__WHAT THE TASK ASKS__
Write out the entire listing below exactly, with the pictures left out.

**********

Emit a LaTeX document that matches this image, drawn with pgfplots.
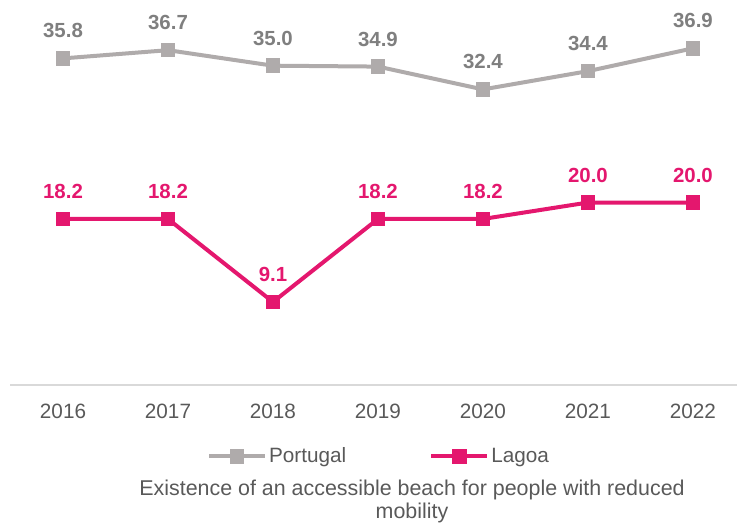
\documentclass[border=0pt]{standalone}
\usepackage{pgfplots}
\pgfplotsset{compat=1.18}
\usepackage{fontspec}
\setmainfont{Liberation Sans}
\definecolor{ptgray}{RGB}{175,171,171}
\definecolor{ptlab}{RGB}{127,127,127}
\definecolor{lgpink}{RGB}{228,23,110}
\definecolor{txtgray}{RGB}{89,89,89}
\definecolor{axgray}{RGB}{217,217,217}
\pgfplotstableread{
x y
0 35.8
1 36.7
2 35.0
3 34.9
4 32.4
5 34.4
6 36.9
}\portugal
\pgfplotstableread{
x y
0 18.2
1 18.2
2 9.1
3 18.2
4 18.2
5 20.0
6 20.0
}\lagoa
\begin{document}
\begin{tikzpicture}
\useasboundingbox (-10bp,-140bp) rectangle (727bp,385bp);
\begin{axis}[
  scale only axis,
  width=727bp, height=385bp,
  xmin=-0.505, xmax=6.42,
  ymin=0, ymax=42.2,
  axis y line=none,
  axis x line*=bottom,
  x axis line style={draw=axgray, line width=1.5bp, -},
  xtick=data,
  xticklabels={2016,2017,2018,2019,2020,2021,2022},
  major tick length=0,
  xticklabel style={font=\fontsize{20.8}{24}\selectfont, text=txtgray, yshift=-16bp},
  /pgf/number format/assume math mode=true,
  clip=false,
  nodes near coords,
  nodes near coords style={font=\fontsize{20.5}{24}\selectfont\bfseries, anchor=south, yshift=17bp,
    /pgf/number format/fixed, /pgf/number format/fixed zerofill, /pgf/number format/precision=1},
  legend columns=2,
  legend style={draw=none, fill=none, at={(0.5076,-0.185)}, anchor=center,
    font=\fontsize{20.8}{24}\selectfont, text=txtgray,
    /tikz/every even column/.append style={column sep=81bp},
    inner sep=0pt},
  legend cell align=left,
  legend image code/.code={\draw[mark repeat=2,mark phase=2,#1] plot coordinates {(0bp,0bp) (28bp,0bp) (56bp,0bp)};},
]
\addplot[color=ptgray, line width=4bp, mark=square*, mark size=6.8bp, mark options={line width=0pt},
  every node near coord/.append style={text=ptlab}] table[x=x,y=y] {\portugal};
\addlegendentry{Portugal}
\addplot[color=lgpink, line width=4bp, mark=square*, mark size=6.8bp, mark options={line width=0pt},
  every node near coord/.append style={text=lgpink}] table[x=x,y=y] {\lagoa};
\addlegendentry{Lagoa}
\node[font=\fontsize{21.5}{23}\selectfont, text=txtgray, align=center, anchor=center]
  at (axis description cs:0.553,-0.303) {Existence of an accessible beach for people with reduced\\mobility};
\end{axis}
\end{tikzpicture}
\end{document}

**********

__RESPONSE BELOW__
Emit a LaTeX document that matches this image, drawn with pgfplots.
\documentclass[border=0pt]{standalone}
\usepackage{pgfplots}
\pgfplotsset{compat=1.18}
\usepackage{fontspec}
\setmainfont{Liberation Sans}
\definecolor{ptgray}{RGB}{175,171,171}
\definecolor{ptlab}{RGB}{127,127,127}
\definecolor{lgpink}{RGB}{228,23,110}
\definecolor{txtgray}{RGB}{89,89,89}
\definecolor{axgray}{RGB}{217,217,217}
\pgfplotstableread{
x y
0 35.8
1 36.7
2 35.0
3 34.9
4 32.4
5 34.4
6 36.9
}\portugal
\pgfplotstableread{
x y
0 18.2
1 18.2
2 9.1
3 18.2
4 18.2
5 20.0
6 20.0
}\lagoa
\begin{document}
\begin{tikzpicture}
\useasboundingbox (-10bp,-140bp) rectangle (727bp,385bp);
\begin{axis}[
  scale only axis,
  width=727bp, height=385bp,
  xmin=-0.505, xmax=6.42,
  ymin=0, ymax=42.2,
  axis y line=none,
  axis x line*=bottom,
  x axis line style={draw=axgray, line width=1.5bp, -},
  xtick=data,
  xticklabels={2016,2017,2018,2019,2020,2021,2022},
  major tick length=0,
  xticklabel style={font=\fontsize{20.8}{24}\selectfont, text=txtgray, yshift=-16bp},
  /pgf/number format/assume math mode=true,
  clip=false,
  nodes near coords,
  nodes near coords style={font=\fontsize{20.5}{24}\selectfont\bfseries, anchor=south, yshift=17bp,
    /pgf/number format/fixed, /pgf/number format/fixed zerofill, /pgf/number format/precision=1},
  legend columns=2,
  legend style={draw=none, fill=none, at={(0.5076,-0.185)}, anchor=center,
    font=\fontsize{20.8}{24}\selectfont, text=txtgray,
    /tikz/every even column/.append style={column sep=81bp},
    inner sep=0pt},
  legend cell align=left,
  legend image code/.code={\draw[mark repeat=2,mark phase=2,#1] plot coordinates {(0bp,0bp) (28bp,0bp) (56bp,0bp)};},
]
\addplot[color=ptgray, line width=4bp, mark=square*, mark size=6.8bp, mark options={line width=0pt},
  every node near coord/.append style={text=ptlab}] table[x=x,y=y] {\portugal};
\addlegendentry{Portugal}
\addplot[color=lgpink, line width=4bp, mark=square*, mark size=6.8bp, mark options={line width=0pt},
  every node near coord/.append style={text=lgpink}] table[x=x,y=y] {\lagoa};
\addlegendentry{Lagoa}
\node[font=\fontsize{21.5}{23}\selectfont, text=txtgray, align=center, anchor=center]
  at (axis description cs:0.553,-0.303) {Existence of an accessible beach for people with reduced\\mobility};
\end{axis}
\end{tikzpicture}
\end{document}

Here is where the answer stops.